- _Dataset excerpt_
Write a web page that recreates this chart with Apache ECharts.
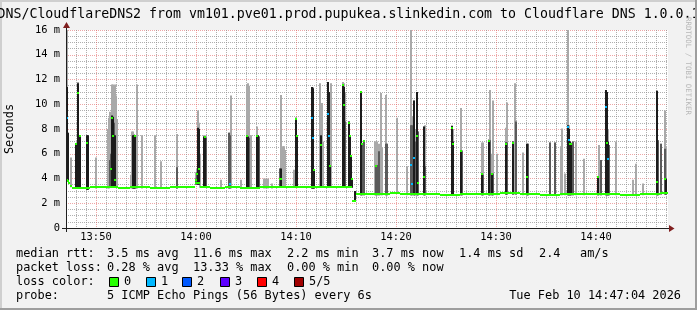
<!DOCTYPE html>
<html><head><meta charset="utf-8">
<script src="https://cdn.jsdelivr.net/npm/echarts@6/dist/echarts.min.js"></script>
<style>html,body{margin:0;padding:0;background:#f2f2f2;}#c{width:697px;height:310px;}</style>
</head><body><div id="c"></div>
<script>
// ---------- DATA (time = minutes after 13:00, values in ms) ----------
const title = 'DNS/CloudflareDNS2 from vm101.pve01.prod.pupukea.slinkedin.com to Cloudflare DNS 1.0.0.1';
const yTitle = 'Seconds';
const watermark = 'RRDTOOL / TOBI OETIKER';
const xMajorTicks = [50, 60, 70, 80, 90, 100];
const yMajorTicks = [0, 2, 4, 6, 8, 10, 12, 14, 16];

// outer smoke (max ping of each round) - light gray
const lightT = [47.05,47.15,47.50,48.00,48.20,48.35,49.10,49.20,49.95,51.20,51.30,51.40,51.50,51.60,51.70,51.80,51.90,52.00,52.10,53.50,53.60,53.70,53.80,53.90,54.10,54.60,55.90,56.45,58.05,60.00,60.10,60.20,60.30,60.40,60.80,60.90,61.00,62.50,63.30,63.40,63.50,64.45,65.10,65.20,65.30,65.45,66.10,66.20,66.30,66.80,67.00,67.20,67.60,68.40,68.50,68.70,68.80,68.90,69.75,69.95,70.05,71.60,71.70,71.80,72.40,72.50,72.60,72.70,73.15,73.25,73.35,73.50,74.70,74.80,74.90,75.25,75.35,75.45,75.55,75.90,76.45,76.55,76.75,77.90,78.00,78.10,78.30,78.50,78.60,78.95,79.05,80.10,81.10,81.50,81.60,81.80,81.90,82.10,82.20,82.80,82.90,85.55,85.65,86.50,86.60,88.60,88.70,89.25,89.35,89.60,89.70,90.05,90.95,91.05,91.70,91.85,92.00,92.65,93.10,93.20,95.40,95.85,96.50,96.60,96.85,97.15,97.25,97.40,97.50,97.70,98.00,98.80,100.15,100.25,100.45,101.00,101.10,101.20,101.30,102.00,103.70,104.00,104.70,106.10,106.20,106.45,106.85,106.95];
const lightV = [16.4,7.7,5.7,6.8,11.8,7.4,7.5,7.5,5.7,8.0,8.9,9.4,9.0,11.6,11.6,10.2,11.6,10.7,8.8,4.3,7.8,7.8,7.6,7.5,11.6,7.5,7.5,5.4,7.6,4.5,4.8,9.5,8.5,6.0,7.5,7.5,7.4,3.9,7.7,7.7,10.7,3.9,11.6,11.7,11.5,7.5,8.2,7.5,7.4,4.0,4.0,4.0,3.6,4.8,10.75,6.6,6.6,6.3,4.7,8.9,7.5,11.4,11.4,4.7,11.7,10.1,10.1,7.0,11.8,11.0,5.0,11.7,11.8,11.7,11.0,8.6,7.5,5.8,4.0,3.0,11.0,6.8,7.1,7.0,7.0,7.0,6.8,10.9,6.5,10.75,6.8,8.9,5.0,16.4,9.0,10.3,8.0,11.0,7.8,8.2,8.3,8.3,8.0,9.7,6.3,6.9,6.9,7.2,11.15,6.0,10.3,6.0,8.1,10.15,7.0,11.7,8.6,6.1,6.8,6.8,6.9,6.9,6.6,8.05,4.4,16.4,8.3,7.0,6.9,7.0,7.0,5.6,4.15,6.7,5.5,11.15,11.0,8.0,6.7,7.0,3.9,5.2,3.6,11.1,7.1,6.8,9.5,6.4];

// middle smoke - mid gray
const midT = [51.40,51.50,51.80,58.05,60.00,60.10,61.00,63.30,63.40,65.30,66.30,68.40,74.90,76.55,76.75,78.00,78.10,78.30,78.95,79.05,81.50,81.60,81.90,82.20,82.90,86.60,88.70,89.35,89.70,91.05,92.00,93.20,95.40,95.85,97.70,100.45,101.30,106.20,106.45,106.85];
const midV = [5.5,6.0,8.5,4.9,4.0,4.5,7.3,7.7,7.5,7.3,7.4,4.8,8.6,6.8,7.0,5.1,5.1,6.2,6.8,6.8,8.3,8.3,7.0,7.8,5.0,6.2,4.3,7.1,4.4,6.9,8.6,6.8,6.9,6.9,7.0,5.5,6.7,7.1,6.8,6.4];

// inner smoke - near black
const coreT = [47.05,47.15,48.00,48.20,48.35,49.10,49.20,51.60,51.70,51.90,53.70,53.80,53.90,60.20,60.30,60.80,60.90,65.10,65.20,66.10,66.20,68.50,69.95,70.05,71.60,71.70,71.80,72.50,73.15,73.25,73.35,74.70,74.80,75.25,75.35,75.45,75.55,75.90,76.45,81.80,82.10,82.80,85.55,85.65,86.50,88.60,89.25,89.60,90.95,91.70,93.10,97.15,97.25,97.40,97.50,100.15,101.00,101.10,101.20,106.10,106.95];
const coreV = [11.4,7.7,6.8,11.7,7.4,7.5,7.5,9.1,9.0,7.5,7.5,7.5,7.5,8.1,8.0,7.4,7.4,7.4,7.4,7.5,7.5,4.8,8.9,7.4,11.4,11.3,4.7,7.5,11.8,11.0,5.0,11.6,11.4,8.6,7.4,5.8,4.0,3.0,11.0,10.3,11.0,8.2,8.24,7.0,6.2,4.4,7.1,4.4,6.9,7.0,6.8,8.3,8.0,7.0,6.8,4.15,11.15,11.0,7.0,11.1,4.0];

// median rtt of rounds that sit off the baseline, with lost pings of 5
const medT = [47.05,47.15,48.00,48.20,48.35,49.10,51.50,51.60,51.70,51.90,53.90,60.00,60.10,60.30,60.90,63.40,65.10,66.10,68.40,68.50,69.95,70.05,71.60,71.70,71.80,72.50,73.15,73.25,73.35,74.70,74.80,75.25,75.35,75.45,75.55,76.45,76.55,76.75,78.00,81.50,81.60,81.80,82.10,82.20,82.80,85.55,85.65,86.50,88.60,89.25,89.60,90.95,91.70,93.10,97.15,97.25,97.40,97.50,100.15,101.00,101.10,101.20,106.10,106.85];
const medV = [8.9,3.8,6.8,10.9,7.4,6.9,4.8,8.9,7.4,3.9,7.4,3.9,4.4,4.8,7.35,3.55,7.4,7.45,4.0,4.0,8.8,7.4,8.9,7.3,4.7,6.7,9.2,7.4,5.0,11.55,9.9,8.5,7.4,5.8,4.0,10.95,6.8,7.0,5.0,5.1,3.55,5.65,7.4,3.66,4.15,8.1,6.76,6.2,4.35,7.0,4.35,6.8,6.9,4.1,8.2,7.1,6.8,6.8,4.15,9.8,6.9,5.6,3.74,4.0];
const medLoss = [1,0,0,0,0,0,0,0,0,0,0,0,0,0,0,1,0,0,0,0,0,0,1,1,0,0,1,1,0,0,0,0,0,0,0,0,0,0,0,1,1,1,0,0,0,0,0,0,0,0,0,0,0,0,1,1,0,0,0,1,0,1,0,0];

// baseline median rtt (block start times and values)
const baseT = [47.0,47.2,47.4,47.6,48.4,49.4,50.4,51.4,52.2,53.4,55.4,57.4,59.4,59.9,60.4,61.4,62.9,64.4,66.4,68.4,70.4,72.4,74.4,75.6,75.95,77.4,79.4,80.4,82.4,84.4,86.4,88.4,90.4,92.4,94.4,96.4,98.4,100.4,102.4,104.4,106.4];
const baseV = [3.85,3.6,3.4,3.25,3.2,3.3,3.3,3.35,3.25,3.3,3.25,3.3,3.35,3.6,3.35,3.25,3.3,3.25,3.3,3.35,3.3,3.35,3.35,2.2,2.75,2.75,2.85,2.75,2.75,2.7,2.75,2.75,2.8,2.75,2.7,2.75,2.75,2.75,2.7,2.75,2.8];
const tStart = 47.0, tEnd = 107.2;

const lossLabels = ['0', '1', '2', '3', '4', '5/5'];
const lossColors = ['#26ff00', '#00b8ff', '#0059ff', '#5e00ff', '#ff0000', '#a00000'];

const legendRows = [
  ['median rtt:', '3.5 ms avg', '11.6 ms max', '2.2 ms min', '3.7 ms now', '1.4 ms sd', '2.4', 'am/s'],
  ['packet loss:', '0.28 % avg', '13.33 % max', '0.00 % min', '0.00 % now'],
  ['loss color:'],
  ['probe:', '5 ICMP Echo Pings (56 Bytes) every 6s']
];
const dateText = 'Tue Feb 10 14:47:04 2026';

// ---------- CHART ----------
const MONO = '"DejaVu Sans Mono", monospace';
function baseAt(t) {
  let v = baseV[0];
  for (let i = 0; i < baseT.length; i++) if (baseT[i] <= t) v = baseV[i];
  return v;
}
function fmtTime(v) {
  const h = 13 + Math.floor(v / 60), m = Math.round(v % 60);
  return h + ':' + (m < 10 ? '0' : '') + m;
}
function smokeSeries(ts, vs, color) {
  return {
    type: 'custom', xAxisIndex: 0, yAxisIndex: 0, clip: true, silent: true,
    data: ts.map((t, i) => [t, baseAt(t) - 0.1, vs[i]]),
    renderItem(params, api) {
      const a = api.coord([api.value(0), api.value(1)]);
      const b = api.coord([api.value(0), Math.min(api.value(2), 16.3)]);
      const x = Math.round(a[0]) - 1;
      return { type: 'rect', shape: { x: x, y: b[1], width: 2, height: a[1] - b[1] }, style: { fill: color } };
    }
  };
}
const xMinor = [], yMinor = [];
for (let m = 48; m <= 107; m++) if (m % 10) xMinor.push(m);
for (let v = 0.5; v < 16; v += 0.5) if (v % 2) yMinor.push(v);

const gridLine = { color: 'rgba(143,143,143,0.7)', width: 1, type: [1, 1] };
const majorLine = { color: 'rgba(222,79,79,0.5)', width: 1, type: [1, 1] };

const L = 66, T = 30, W = 602, H = 198;
const graphic = [
  { type: 'rect', shape: { x: 0, y: 0, width: 697, height: 2 }, style: { fill: '#cfcfcf' }, z: 1 },
  { type: 'rect', shape: { x: 0, y: 0, width: 2, height: 310 }, style: { fill: '#cfcfcf' }, z: 1 },
  { type: 'text', x: 348.5, y: 14.5, style: { text: title, font: '13.25px ' + MONO, fill: '#000', textAlign: 'center', textVerticalAlign: 'middle' }, z: 5 },
  { type: 'rect', shape: { x: 0, y: 308, width: 697, height: 2 }, style: { fill: '#9e9e9e' }, z: 6 },
  { type: 'rect', shape: { x: 695, y: 0, width: 2, height: 310 }, style: { fill: '#9e9e9e' }, z: 6 },
  { type: 'text', x: 688, y: 66, rotation: -Math.PI / 2, style: { text: watermark, font: '7.4px ' + MONO, fill: '#b8b8b8', textAlign: 'center', textVerticalAlign: 'middle' }, z: 5 },
  { type: 'text', x: 10, y: 129, rotation: Math.PI / 2, style: { text: yTitle, font: '11.9px ' + MONO, fill: '#000', textAlign: 'center', textVerticalAlign: 'middle' }, z: 5 },
  // axes
  { type: 'line', shape: { x1: 62, y1: 228.5, x2: 670, y2: 228.5 }, style: { stroke: '#1f1f1f', lineWidth: 1 }, z: 20 },
  { type: 'line', shape: { x1: 66.5, y1: 232, x2: 66.5, y2: 26 }, style: { stroke: '#1f1f1f', lineWidth: 1 }, z: 20 },
  { type: 'polygon', shape: { points: [[669, 225], [669, 232], [674.5, 228.5]] }, style: { fill: '#801f1f' }, z: 21 },
  { type: 'polygon', shape: { points: [[63, 28], [70, 28], [66.5, 22]] }, style: { fill: '#801f1f' }, z: 21 }
];
const rowY = [254, 268, 282, 296];
const colX = [16, 107, 193, 287, 372, 459, 539, 580];
legendRows.forEach((row, r) => row.forEach((txt, c) => {
  graphic.push({ type: 'text', x: colX[c], y: rowY[r], style: { text: txt, font: '11.9px ' + MONO, fill: '#000', textVerticalAlign: 'middle' }, z: 5 });
}));
const boxX = [109, 146, 182, 220, 257, 294];
lossLabels.forEach((lab, i) => {
  graphic.push({ type: 'rect', shape: { x: boxX[i] + 0.5, y: 277.5, width: 9, height: 9 }, style: { fill: lossColors[i], stroke: '#000', lineWidth: 1 }, z: 5 });
  graphic.push({ type: 'text', x: boxX[i] + 15, y: rowY[2], style: { text: lab, font: '11.9px ' + MONO, fill: '#000', textVerticalAlign: 'middle' }, z: 5 });
});
graphic.push({ type: 'text', x: 681, y: rowY[3], style: { text: dateText, font: '11.9px ' + MONO, fill: '#000', textAlign: 'right', textVerticalAlign: 'middle' }, z: 5 });

const chart = echarts.init(document.getElementById('c'), null, { renderer: 'canvas' });
chart.setOption({
  animation: false,
  backgroundColor: '#f2f2f2',
  textStyle: { fontFamily: MONO },
  grid: { left: L, top: T, width: W, height: H, show: true, backgroundColor: '#ffffff', borderWidth: 0 },
  xAxis: [
    { type: 'value', min: tStart, max: tEnd, position: 'bottom',
      axisLine: { show: false },
      axisTick: { show: false, customValues: xMajorTicks },
      axisLabel: { customValues: xMajorTicks, formatter: fmtTime, fontFamily: MONO, fontSize: 10.4, color: '#000', margin: 4 },
      splitLine: { show: true, lineStyle: majorLine } },
    { type: 'value', min: tStart, max: tEnd, position: 'bottom',
      axisLine: { show: false }, axisLabel: { show: false },
      axisTick: { show: false, customValues: xMinor },
      splitLine: { show: true, lineStyle: gridLine } }
  ],
  yAxis: [
    { type: 'value', min: 0, max: 16, interval: 2,
      axisLine: { show: false }, axisTick: { show: false },
      axisLabel: { formatter: v => (v === 0 ? '0' : v + ' m'), fontFamily: MONO, fontSize: 10.4, color: '#000', margin: 6 },
      splitLine: { show: true, lineStyle: majorLine } },
    { type: 'value', min: 0, max: 16,
      axisLine: { show: false }, axisLabel: { show: false },
      axisTick: { show: false, customValues: yMinor },
      splitLine: { show: true, lineStyle: gridLine } }
  ],
  series: [
    smokeSeries(lightT, lightV, '#a9a9a9'),
    smokeSeries(midT, midV, '#5a5a5a'),
    smokeSeries(coreT, coreV, '#1c1c1c'),
    { type: 'custom', xAxisIndex: 0, yAxisIndex: 0, clip: true, silent: true,
      data: baseT.map((t, i) => [t, i + 1 < baseT.length ? baseT[i + 1] : tEnd, baseV[i]]),
      renderItem(params, api) {
        const a = api.coord([api.value(0), api.value(2)]);
        const b = api.coord([api.value(1), api.value(2)]);
        const x0 = Math.round(a[0]), x1 = Math.round(b[0]);
        return { type: 'rect', shape: { x: x0, y: Math.round(a[1]) - 1, width: x1 - x0, height: 2 }, style: { fill: lossColors[0] } };
      } },
    { type: 'custom', xAxisIndex: 0, yAxisIndex: 0, clip: true, silent: true,
      data: medT.map((t, i) => [t, medV[i], medLoss[i]]),
      renderItem(params, api) {
        const p = api.coord([api.value(0), api.value(1)]);
        return { type: 'rect', shape: { x: Math.round(p[0]) - 1, y: Math.round(p[1]) - 1, width: 2, height: 2 }, style: { fill: lossColors[api.value(2)] } };
      } }
  ],
  graphic: graphic
});
</script>
</body></html>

- _Do this_
Everything from the first line of the listing above through the line that contains "12, 14, 16];" is to be restated word for word, minus the pictures.

- _Problem solution_
Write a web page that recreates this chart with Apache ECharts.
<!DOCTYPE html>
<html><head><meta charset="utf-8">
<script src="https://cdn.jsdelivr.net/npm/echarts@6/dist/echarts.min.js"></script>
<style>html,body{margin:0;padding:0;background:#f2f2f2;}#c{width:697px;height:310px;}</style>
</head><body><div id="c"></div>
<script>
// ---------- DATA (time = minutes after 13:00, values in ms) ----------
const title = 'DNS/CloudflareDNS2 from vm101.pve01.prod.pupukea.slinkedin.com to Cloudflare DNS 1.0.0.1';
const yTitle = 'Seconds';
const watermark = 'RRDTOOL / TOBI OETIKER';
const xMajorTicks = [50, 60, 70, 80, 90, 100];
const yMajorTicks = [0, 2, 4, 6, 8, 10, 12, 14, 16];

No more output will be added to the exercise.